Anyway, Immortali. That would be the one. It took three years to write and passed muster at the writers group; it was revised at least three times. ‘Take some of it to Julian Rathbone,’ I was advised. (Look him up if you’re not familiar with his wonderful books, The Last English King, etc.). In trepidation I approached Julian at a conference and he asked to read the whole thing, eventually pronouncing it to be, ‘the most original and imaginative thing he’d ever read.’ Until his death, he remained helpful and encouraging and even recommended the novel to his own publisher, Little Brown. They rejected it on the basis of it being too close to Sarah Dunant’s (already on their list). Ah, well!
So, what’s left? Self-publishing. Yes, I’m not proud. The golden glow of acceptance had eluded me but I still believed in my books. And suddenly here’s the internet and the giant Amazon with self-published authors making life-changing sums. My publisher perhaps wouldn’t like the term self-published but I feel my books are. However, the public has spoken. They don’t care who publishes their books. And those mainstream publishing houses who were so snooty about the whole thing now come sniffing around the winners with eye-watering offers of cash. So much for integrity.
So, what I’m saying to you, T, is – get your writing out there! Even if you feed it out slowly in dribs and drabs (didn’t do the ‘Grey’ woman any harm, did it?). And the fact that you are publishing, sharing the creation of your book with potential readers, doesn’t mean you can’t present it to a trad publisher once your satisfied with the end result – if that’s what you want.
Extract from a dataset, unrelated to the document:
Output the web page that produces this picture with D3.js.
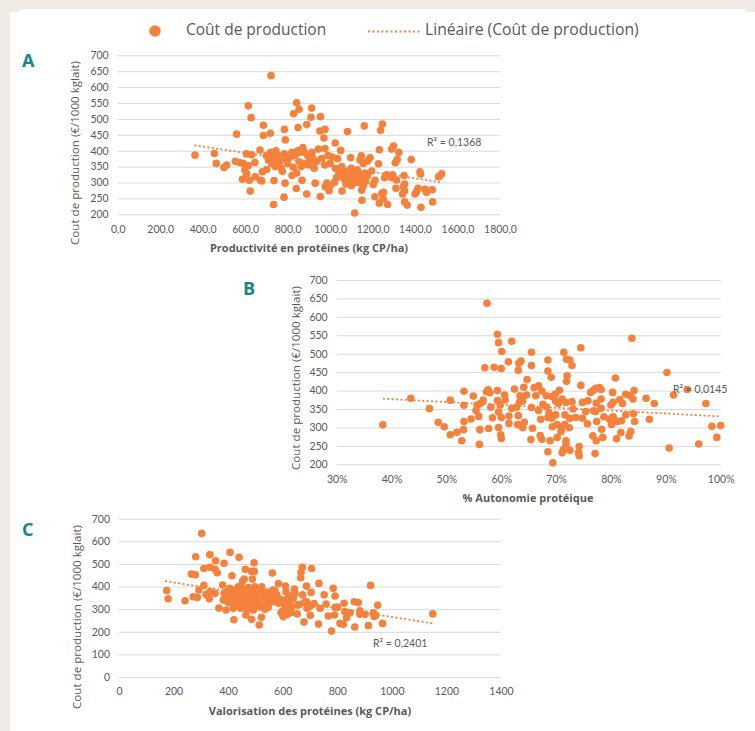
<!DOCTYPE html>
<html>
<head>
<meta charset="utf-8">
<script src="https://cdn.jsdelivr.net/npm/d3@7"></script>
<style>
  html, body { margin: 0; padding: 0; background: #efebe4; }
  svg { display: block; }
  text { font-family: "Open Sans", Lato, sans-serif; fill: #595959; }
</style>
</head>
<body>
<div id="container"></div>
<script>
/* DATA : [x, cout de production] */
const pointsA = [[722,636],[615,541],[628,504],[560,452],[686,480],[686,448],[719,455],[785,467],[789,434],[843,551],[854,530],[828,516],[913,534],[910,505],[955,507],[849,473],[890,482],[952,462],[976,467],[971,440],[1082,460],[1161,478],[1246,484],[1238,464],[1024,424],[1050,401],[976,407],[1299,415],[1290,405],[1324,394],[1232,403],[1382,372],[1316,372],[1307,362],[1228,359],[1097,378],[1147,384],[1141,371],[1188,378],[1177,368],[1156,360],[1196,336],[1211,307],[1203,294],[1211,255],[1244,266],[1252,269],[1250,248],[1232,235],[1271,231],[1116,204],[1150,244],[1149,276],[1156,289],[1167,303],[1257,315],[1266,324],[1294,324],[1290,315],[1313,308],[1310,282],[1348,322],[1351,295],[1345,287],[1351,274],[1341,264],[1351,239],[1363,229],[1423,334],[1426,327],[1414,282],[1407,271],[1400,264],[1447,279],[1454,269],[1481,277],[1483,239],[1428,222],[1511,318],[1525,327],[1518,322],[364,386],[455,391],[464,360],[500,347],[513,355],[554,367],[573,363],[591,360],[615,353],[599,339],[607,327],[587,310],[620,307],[624,273],[646,363],[607,390],[631,387],[648,318],[672,307],[678,305],[681,334],[701,341],[670,402],[736,306],[788,298],[734,231],[783,254],[841,281],[890,264],[954,256],[868,307],[821,322],[843,330],[827,348],[930,298],[985,298],[977,287],[995,274],[1056,273],[700,385],[710,370],[720,395],[725,360],[735,375],[745,400],[742,350],[755,385],[762,365],[770,345],[775,335],[785,390],[790,375],[800,360],[812,380],[820,395],[835,385],[848,400],[860,395],[872,410],[855,365],[865,350],[880,360],[895,385],[905,370],[915,395],[925,345],[935,365],[945,405],[960,375],[975,355],[990,385],[1000,360],[1010,380],[1025,345],[1035,375],[1045,340],[1055,350],[1060,325],[1070,335],[1080,310],[1090,320],[1100,345],[1105,300],[1112,330],[1120,315],[1128,340],[1135,300],[1145,325],[1155,310],[1165,330],[1175,320],[1100,290],[1110,310],[1075,295],[1030,315],[1020,300],[1000,290],[715,380],[728,388],[738,365],[750,372],[768,378],[880,395],[900,355],[920,375],[1040,325],[1052,335],[1065,312],[1085,330],[1095,305],[1115,320],[1125,300],[1140,312]];
const trendA = [[361,417],[1520,301]];

const pointsB = [[57.4,637],[59.3,553],[59.5,530],[60.1,506],[61.9,534],[57,462],[58.7,463],[60,460],[61.3,478],[63.1,455],[63.2,474],[63.6,480],[65.5,504],[65.5,468],[68.5,483],[68.5,453],[69.1,436],[71.4,504],[71.9,485],[72.5,483],[72.9,468],[72,440],[71.9,425],[74.5,516],[83.8,542],[80.8,434],[74.5,414],[64.7,430],[64.1,409],[62.4,404],[66,408],[66.8,413],[67.4,399],[66.3,386],[64.6,388],[63.4,386],[63.9,372],[63.3,368],[62.8,355],[61.9,352],[61.4,331],[61.4,311],[63.1,332],[63,308],[63.9,299],[64.2,314],[65.7,298],[65.4,267],[65.5,354],[66.8,346],[67.2,322],[67.6,363],[68.2,356],[68.7,340],[69.2,325],[68.5,327],[69.9,334],[69.3,302],[70.2,308],[71,300],[70.9,289],[70.2,273],[68.9,264],[67.1,278],[67.4,268],[68.5,234],[69.4,204],[71.8,264],[71.8,254],[71.3,239],[71.1,231],[72.5,238],[74.2,248],[74.1,232],[74.2,223],[77.1,229],[70.6,401],[69.8,390],[69.2,384],[68.2,386],[69.9,372],[71.1,377],[70.4,365],[71.8,368],[72.9,370],[73.1,350],[71.6,334],[72.5,325],[73.6,327],[72.4,299],[71.6,308],[74.8,368],[75.8,372],[75.4,343],[74.8,325],[75.7,310],[76.3,395],[76.8,401],[77.2,406],[77.9,408],[78.2,403],[78.2,377],[77.3,366],[78.2,352],[77.2,343],[76.8,345],[78.7,329],[77.4,316],[78.3,295],[76.7,277],[77.3,264],[78.5,273],[80.3,395],[80,361],[80.4,368],[81.6,376],[82.1,365],[82.7,390],[83.5,386],[84,377],[84.2,400],[84.1,337],[84.3,316],[82.7,334],[81.9,318],[81.2,316],[80.4,329],[79.7,323],[80.1,308],[81.8,286],[81,269],[83.6,289],[83.3,277],[86.4,379],[87.9,365],[87,322],[90.2,449],[91.4,388],[93.9,403],[97.3,365],[98.4,303],[100,305],[99.3,273],[96,255],[90.6,244],[38.4,307],[43.5,379],[46.9,351],[48.5,314],[49.6,302],[50.7,280],[50.7,374],[51.9,287],[52.8,264],[53.1,294],[53.2,316],[53.2,360],[53.2,398],[54.5,323],[54.9,385],[55.6,361],[55.4,346],[55.9,330],[56.1,294],[56,254],[57.7,297],[58.4,326],[58.1,355],[56.2,365],[56.7,374],[57.3,397],[57.6,402],[57.9,394],[59.3,400],[59.3,373],[59.8,361],[59.5,342],[60,327],[59.5,300],[59.9,280],[60,270],[60.6,388],[60.7,375]];
const trendB = [[38.4,378],[100,330]];

const pointsC = [[303,635],[407,551],[440,529],[333,541],[281,532],[354,514],[495,505],[385,503],[311,480],[333,485],[352,476],[360,461],[265,455],[280,452],[414,448],[463,476],[486,467],[496,467],[562,460],[672,485],[667,463],[666,439],[706,480],[489,433],[459,433],[453,424],[733,414],[584,413],[610,402],[523,399],[498,399],[474,396],[380,407],[311,405],[785,392],[922,405],[687,402],[643,389],[612,377],[704,374],[752,364],[792,358],[673,363],[639,362],[175,382],[180,346],[242,337],[272,355],[287,352],[293,385],[319,365],[333,377],[331,346],[352,370],[366,305],[392,296],[382,340],[395,377],[407,392],[423,363],[437,399],[449,385],[410,340],[429,326],[419,304],[421,253],[446,304],[462,318],[465,274],[486,255],[514,230],[522,264],[492,296],[505,333],[529,318],[547,308],[535,348],[547,374],[572,380],[562,333],[584,326],[596,329],[594,284],[602,267],[617,277],[627,301],[639,348],[653,279],[655,318],[678,243],[688,333],[706,318],[701,273],[689,304],[731,234],[737,304],[759,323],[767,270],[779,203],[790,274],[792,308],[801,308],[810,237],[822,233],[825,326],[828,289],[834,262],[847,284],[862,333],[877,329],[864,221],[883,293],[883,277],[902,277],[914,227],[932,284],[935,267],[941,273],[948,317],[966,237],[1150,279],[385,370],[392,355],[400,330],[405,385],[412,365],[418,345],[425,385],[430,375],[435,355],[440,335],[445,315],[450,395],[455,370],[460,350],[468,335],[472,310],[478,380],[482,360],[488,345],[495,325],[500,375],[508,350],[515,310],[520,385],[528,360],[535,300],[540,375],[548,335],[555,350],[565,385],[570,345],[578,365],[590,345],[598,290],[605,320],[612,300],[620,355],[625,330],[632,310],[645,370],[660,320],[680,330],[695,310],[715,325],[420,320],[440,365],[470,300],[510,330],[560,365],[600,275],[610,340],[630,285]];
const trendC = [[169,424],[1150,237]];

const costTicksAB = d3.range(200, 701, 50);
const costTicksC = d3.range(0, 701, 100);
const protTicksA = d3.range(0, 1801, 200);
const autoTicksB = d3.range(30, 101, 10);
const valoTicksC = d3.range(0, 1401, 200);

const orange = "#f4813c";
const grey = "#595959";
const teal = "#14868c";
const frLocale = d3.formatLocale({ decimal: ",", thousands: "", grouping: [3], currency: ["", "€"] });

/* SVG */
const width = 755, height = 731;
const svg = d3.select("#container").append("svg")
  .attr("width", width)
  .attr("height", height);

// white page behind the charts
svg.append("rect").attr("x", 10).attr("y", 12).attr("width", width - 10).attr("height", height - 12).attr("fill", "white");
svg.append("rect").attr("x", 19).attr("y", 9).attr("width", 745 - 19).attr("height", 4).attr("fill", "white");

function drawPanel(p) {
  const xScale = d3.scaleLinear().domain(p.xDomain).range(p.xRange);
  const yScale = d3.scaleLinear().domain(p.yDomain).range(p.yRange);

  const yAxis = d3.axisLeft(yScale).tickValues(p.yTicks)
    .tickSize(-(p.xRange[1] - p.xRange[0])).tickPadding(9).tickFormat(d3.format("d"));
  svg.append("g")
    .attr("transform", `translate(${p.xRange[0]},0)`)
    .call(yAxis)
    .call(g => g.select(".domain").remove())
    .call(g => g.selectAll("line").attr("stroke", "#d9d9d9").attr("stroke-width", 1))
    .call(g => g.selectAll("text").attr("font-size", 10.5).style("font-family", "Lato").attr("fill", grey));

  const xAxis = d3.axisBottom(xScale).tickValues(p.xTicks)
    .tickSize(0).tickPadding(p.xPad).tickFormat(p.xFormat);
  svg.append("g")
    .attr("transform", `translate(0,${p.yRange[0]})`)
    .call(xAxis)
    .call(g => g.select(".domain").remove())
    .call(g => g.selectAll("text").attr("font-size", 10.5).style("font-family", "Lato").attr("fill", grey));

  // trend line under the points
  svg.append("path")
    .attr("d", d3.line().x(d => xScale(d[0])).y(d => yScale(d[1]))(p.trend))
    .attr("fill", "none")
    .attr("stroke", orange)
    .attr("stroke-width", 1.8)
    .attr("stroke-dasharray", "2 2.4");

  svg.append("g").selectAll("circle")
    .data(p.points)
    .join("circle")
    .attr("cx", d => xScale(d[0]))
    .attr("cy", d => yScale(d[1]))
    .attr("r", 3.8)
    .attr("fill", orange);

  svg.append("text")
    .attr("x", p.xTitlePos[0]).attr("y", p.xTitlePos[1])
    .attr("text-anchor", "middle").attr("dominant-baseline", "middle")
    .attr("font-size", 11).attr("font-weight", 700)
    .text(p.xTitle);

  svg.append("text")
    .attr("transform", `translate(${p.yTitlePos[0]},${p.yTitlePos[1]}) rotate(-90)`)
    .attr("text-anchor", "middle").attr("dominant-baseline", "middle")
    .attr("font-size", 11.6)
    .text("Cout de production (€/1000 kglait)");

  svg.append("text")
    .attr("x", p.r2Pos[0]).attr("y", p.r2Pos[1])
    .attr("dominant-baseline", "middle")
    .attr("font-size", 10.5)
    .style("font-family", "Lato")
    .text(p.r2);

  svg.append("text")
    .attr("x", p.letterPos[0]).attr("y", p.letterPos[1])
    .attr("dominant-baseline", "middle")
    .attr("font-size", 18).attr("font-weight", 700)
    .style("fill", teal)
    .text(p.letter);
}

drawPanel({
  letter: "A", letterPos: [22, 62],
  points: pointsA, trend: trendA,
  xDomain: [0, 1800], xRange: [117.7, 500], yDomain: [200, 700], yRange: [214.3, 55.3],
  xTicks: protTicksA, yTicks: costTicksAB, xPad: 11, xFormat: frLocale.format(".1f"),
  xTitle: "Productivité en protéines (kg CP/ha)", xTitlePos: [309, 249],
  yTitlePos: [76, 153],
  r2: "R² = 0,1368", r2Pos: [427, 143]
});

drawPanel({
  letter: "B", letterPos: [243, 290],
  points: pointsB, trend: trendB,
  xDomain: [30, 100], xRange: [336.7, 720.7], yDomain: [200, 700], yRange: [464.3, 280],
  xTicks: autoTicksB, yTicks: costTicksAB, xPad: 11, xFormat: d => d + "%",
  xTitle: "% Autonomie protéique", xTitlePos: [528, 499],
  yTitlePos: [297, 378],
  r2: "R² = 0,0145", r2Pos: [673, 390]
});

drawPanel({
  letter: "C", letterPos: [22, 531],
  points: pointsC, trend: trendC,
  xDomain: [0, 1400], xRange: [119, 501], yDomain: [0, 700], yRange: [677, 518.7],
  xTicks: valoTicksC, yTicks: costTicksC, xPad: 11, xFormat: d3.format("d"),
  xTitle: "Valorisation des protéines (kg CP/ha)", xTitlePos: [310, 712],
  yTitlePos: [78, 617],
  r2: "R² = 0,2401", r2Pos: [373, 644]
});

/* LEGEND */
svg.append("circle").attr("cx", 155).attr("cy", 31).attr("r", 5.8).attr("fill", orange);
svg.append("text").attr("x", 186).attr("y", 31).attr("dominant-baseline", "middle")
  .attr("font-size", 15.5).text("Coût de production");
svg.append("line").attr("x1", 368).attr("x2", 421).attr("y1", 31.5).attr("y2", 31.5)
  .attr("stroke", orange).attr("stroke-width", 2).attr("stroke-dasharray", "2 2.5");
svg.append("text").attr("x", 425).attr("y", 31).attr("dominant-baseline", "middle")
  .attr("font-size", 15.7).text("Linéaire (Coût de production)");
</script>
</body>
</html>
But those walls are crumbling. Publishers may be putting on a brave face but they, agents (and unfortunately bookshops) are running scared. They no longer hold the keys. At a recent convention at the University of Southern California, Steven Spielberg and George Lucas predicted a ‘massive implosion’ in the film industry. OK that’s film, but the storm’s engulfing writing too. The Barbarian Technology is smashing the old, ordered edifice to bits and, in the words of George Lucas: ‘It’s because all the gatekeepers have been killed.’